At the same time, he closes off a major airway

As his nation erupts in pain and outrage, and as it sails past the 100,000 death toll mark, Trump chooses this time to exit from the World Health Organization. Since the U.S. is, or was, the single biggest financial contributor to the WHO, his action is a gut-punch to public health worldwide and a frightening setback to ending the pandemic.

It’s also a bewildering move. How does it help anything to sever ties with the largest health organization in the world, at a time when we desperately need the combined resources of all nations with any capacity to combat COVID-19, to say nothing of the cooperation we can no longer count on when a treatment or vaccine is developed, as it very well could be, outside our borders?

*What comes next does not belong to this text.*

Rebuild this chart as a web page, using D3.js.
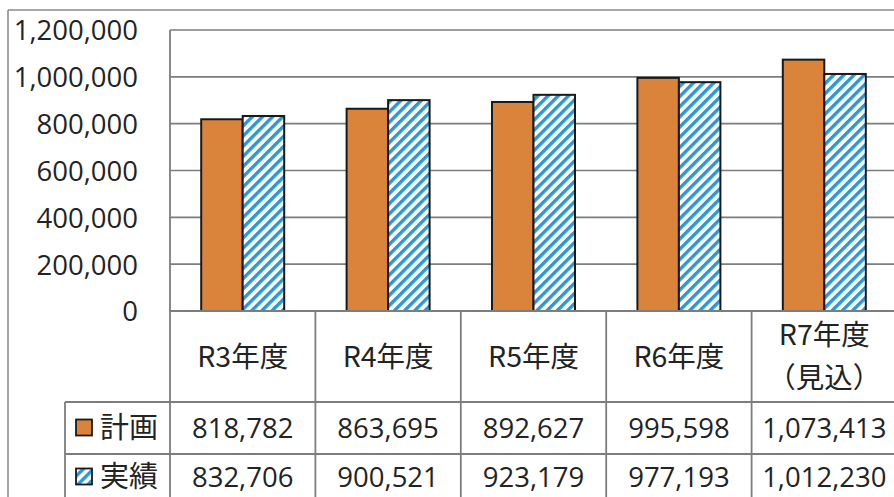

What explains such a self-destructive action? Trump’s pique at China. The Washington Postreported this weekend on Trump’s decision:

In the remarks made in the Rose Garden on Friday, Trump blamed China for the covid-19 pandemic and accused Beijing of effectively controlling the WHO and pressuring it to “mislead the world.”

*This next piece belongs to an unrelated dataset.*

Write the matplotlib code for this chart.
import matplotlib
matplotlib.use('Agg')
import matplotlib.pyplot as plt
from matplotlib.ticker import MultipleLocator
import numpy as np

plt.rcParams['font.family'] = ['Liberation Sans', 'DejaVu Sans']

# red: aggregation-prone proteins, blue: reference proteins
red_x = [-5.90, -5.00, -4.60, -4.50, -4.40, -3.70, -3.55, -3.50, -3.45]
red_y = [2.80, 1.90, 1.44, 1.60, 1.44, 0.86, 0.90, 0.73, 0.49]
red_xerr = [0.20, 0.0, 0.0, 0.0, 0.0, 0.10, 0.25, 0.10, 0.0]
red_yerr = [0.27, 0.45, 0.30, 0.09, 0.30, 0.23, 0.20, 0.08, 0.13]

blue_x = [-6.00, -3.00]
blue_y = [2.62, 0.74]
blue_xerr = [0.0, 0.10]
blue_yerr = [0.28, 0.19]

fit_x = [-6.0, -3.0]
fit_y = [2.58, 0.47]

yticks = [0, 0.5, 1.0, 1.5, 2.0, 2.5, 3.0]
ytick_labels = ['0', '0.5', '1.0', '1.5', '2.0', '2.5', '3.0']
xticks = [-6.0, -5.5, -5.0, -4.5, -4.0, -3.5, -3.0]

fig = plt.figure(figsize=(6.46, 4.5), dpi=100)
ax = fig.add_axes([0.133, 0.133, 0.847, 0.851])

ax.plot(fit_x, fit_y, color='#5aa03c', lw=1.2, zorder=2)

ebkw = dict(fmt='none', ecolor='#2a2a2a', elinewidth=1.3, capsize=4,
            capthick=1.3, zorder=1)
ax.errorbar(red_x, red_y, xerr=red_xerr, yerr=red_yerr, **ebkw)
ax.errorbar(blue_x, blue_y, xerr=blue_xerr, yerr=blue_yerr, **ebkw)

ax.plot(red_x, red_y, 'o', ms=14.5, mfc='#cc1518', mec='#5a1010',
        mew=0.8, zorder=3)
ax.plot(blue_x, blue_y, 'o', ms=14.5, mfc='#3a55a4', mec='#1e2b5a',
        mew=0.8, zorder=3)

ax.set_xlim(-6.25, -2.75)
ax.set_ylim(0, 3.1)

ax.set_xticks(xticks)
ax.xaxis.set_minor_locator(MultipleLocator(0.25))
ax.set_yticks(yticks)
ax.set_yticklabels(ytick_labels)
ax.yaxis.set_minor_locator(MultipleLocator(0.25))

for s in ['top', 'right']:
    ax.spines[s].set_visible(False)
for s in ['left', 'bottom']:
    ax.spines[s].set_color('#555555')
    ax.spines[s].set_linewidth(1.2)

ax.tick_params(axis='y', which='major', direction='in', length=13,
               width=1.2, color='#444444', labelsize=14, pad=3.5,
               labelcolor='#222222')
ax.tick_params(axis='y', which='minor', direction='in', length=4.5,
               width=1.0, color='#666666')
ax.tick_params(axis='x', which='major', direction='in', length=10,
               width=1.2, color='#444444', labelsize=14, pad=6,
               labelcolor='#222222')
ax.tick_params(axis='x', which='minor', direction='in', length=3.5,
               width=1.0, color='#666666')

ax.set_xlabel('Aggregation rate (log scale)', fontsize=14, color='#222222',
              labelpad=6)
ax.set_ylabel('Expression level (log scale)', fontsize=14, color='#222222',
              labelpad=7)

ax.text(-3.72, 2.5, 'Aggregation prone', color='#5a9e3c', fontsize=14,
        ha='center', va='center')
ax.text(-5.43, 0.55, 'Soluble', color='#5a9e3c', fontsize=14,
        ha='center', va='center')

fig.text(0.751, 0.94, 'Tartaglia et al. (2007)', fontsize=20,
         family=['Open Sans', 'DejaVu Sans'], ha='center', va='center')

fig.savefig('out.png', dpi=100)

Medical experts all over the globe, including here at home, are dismayed, to put it mildly. And if the idea was to push back at China, Trump’s retreat from the WHO gives that nation a veto power in the organization that we will no longer have.

If you’re looking for logic to explain this, there is none. There are only the Trumpian principles of disruption and deflection.

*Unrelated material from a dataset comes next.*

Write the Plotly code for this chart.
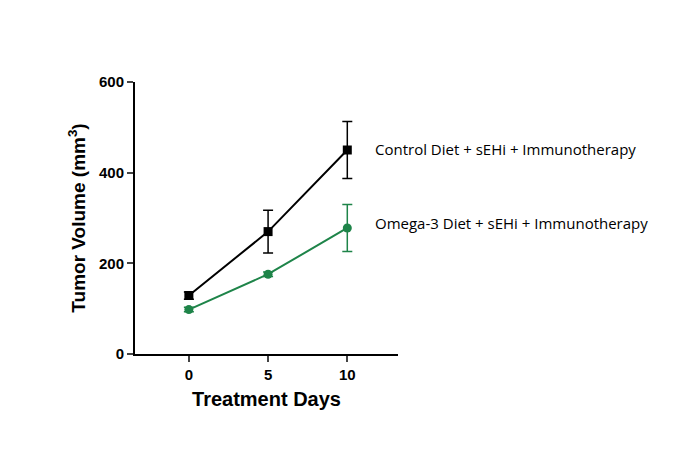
import plotly.graph_objects as go

days = [0, 5, 10]
control = [129, 270, 450]
control_err = [8, 47, 63]
omega = [98, 176, 278]
omega_err = [5, 5, 52]
labels = ["Control Diet + sEHi + Immunotherapy", "Omega-3 Diet + sEHi + Immunotherapy"]

fig = go.Figure()
fig.add_trace(go.Scatter(x=days, y=control, mode="lines+markers",
    line=dict(color="black", width=2), marker=dict(symbol="square", size=9, color="black"),
    error_y=dict(type="data", array=control_err, color="black", thickness=1.5, width=5)))
fig.add_trace(go.Scatter(x=days, y=omega, mode="lines+markers",
    line=dict(color="#1e8449", width=2), marker=dict(symbol="circle", size=9, color="#1e8449"),
    error_y=dict(type="data", array=omega_err, color="#1e8449", thickness=1.5, width=5)))

fig.add_annotation(x=11.6, xref="x", y=control[-1] + 3, yref="y", text=labels[0],
    showarrow=False, xanchor="left", font=dict(size=15, color="black", family="Open Sans"))
fig.add_annotation(x=11.6, xref="x", y=omega[-1] + 10, yref="y", text=labels[1],
    showarrow=False, xanchor="left", font=dict(size=15, color="black", family="Open Sans"))

fig.update_layout(
    width=700, height=451, showlegend=False, plot_bgcolor="white", paper_bgcolor="white",
    margin=dict(l=127, r=310, t=74, b=105),
    font=dict(family="Liberation Sans, Arial", color="black"),
    xaxis=dict(range=[-3.4, 13.2], tickvals=days, showline=True, linecolor="black", linewidth=2,
        ticks="outside", ticklen=6, tickwidth=2, showgrid=False, zeroline=False,
        tickfont=dict(size=15, weight="bold"),
        title=dict(text="<b>Treatment Days</b>", font=dict(size=20), standoff=10)),
    yaxis=dict(range=[0, 600], tickvals=[0, 200, 400, 600], showline=True, linecolor="black", linewidth=2,
        ticks="outside", ticklen=6, tickwidth=2, showgrid=False, zeroline=False,
        tickfont=dict(size=15, weight="bold"),
        title=dict(text="<b>Tumor Volume (mm<sup>3</sup>)</b>", font=dict(size=19), standoff=8)),
)
fig.write_html("out.html")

But November is coming. Isn’t it?

Those of us who are appalled at the current administration look to the coming election as the possible light at the end of this long, dark tunnel. If there is one thing we can rely on in America, it’s our faith in free and fair elections and the peaceful transition of power.

But even that is coming into question. For the past two years, I’ve been inclined to discount doomsayers who fret that Trump and his lackeys will either steal the election or refuse to accede power if he loses. But with his relentless attack on mail-in voting (the topic that originally had Twitter pushing back due to his baseless claims), his continual pandering to the most dangerous factions of his supporters, and his unrelenting assault on facts, I’m no longer so confident.

According to federal law, Trump can’t simply cancel or even postpone the November election. But with the vehement loyalty of so many Republican legislators behind him, Trump could subvert your and my right to vote at the state level. Jeffrey Davis explains this, with alarming credibility, in The Atlantic (“How Donald Trump Could Steal the Election,” March 29, 2020):

The danger begins with the fact that, regardless of what people believe, the Constitution does not give Americans the right to vote for their president. Rather, the Constitution says that a college of electors votes for the president, and Article II of the Constitution gives states nearly unlimited power to decide how these electors are chosen.

So, red states, which control 305 electoral votes (270 are needed to win), could simply change their laws to allow state legislators to appoint their electors who would, presumably, vote for the Republican ticket. Would that really happen? If it did, could such a thing stand up in court?

Remember the 2000 election?

As Davis writes,

In Bush v. Gore, a conservative majority on the Supreme Court held that the state “can take back the power to appoint electors” at any time.

Davis also notes that even if only a few states make such an extraordinary move, and a few others simply fail to suitably prepare for voting under pandemic circumstances, the result could throw the entire election into question.

And the Supreme Court hasn’t exactly leaned more liberal since 2000.

All of this presses on my neck, and maybe yours too

I wish I had a brighter take on things with which to cheer or entertain you. But I’m gasping here. What sustains me right now is the will to keep struggling — not with violence, not against anyone, but for something: the prospect of a saner, healthier, more just, and sustainable future.

We’re not done yet. There is hope, if we lift up our voices to decry hatred and bigotry, to demand justice and the rule of law, and especially if we vote in such numbers and with such irrefutable unity that we overwhelm all attempts to throttle us.

That thought, I sincerely hope, is a breath of fresh air.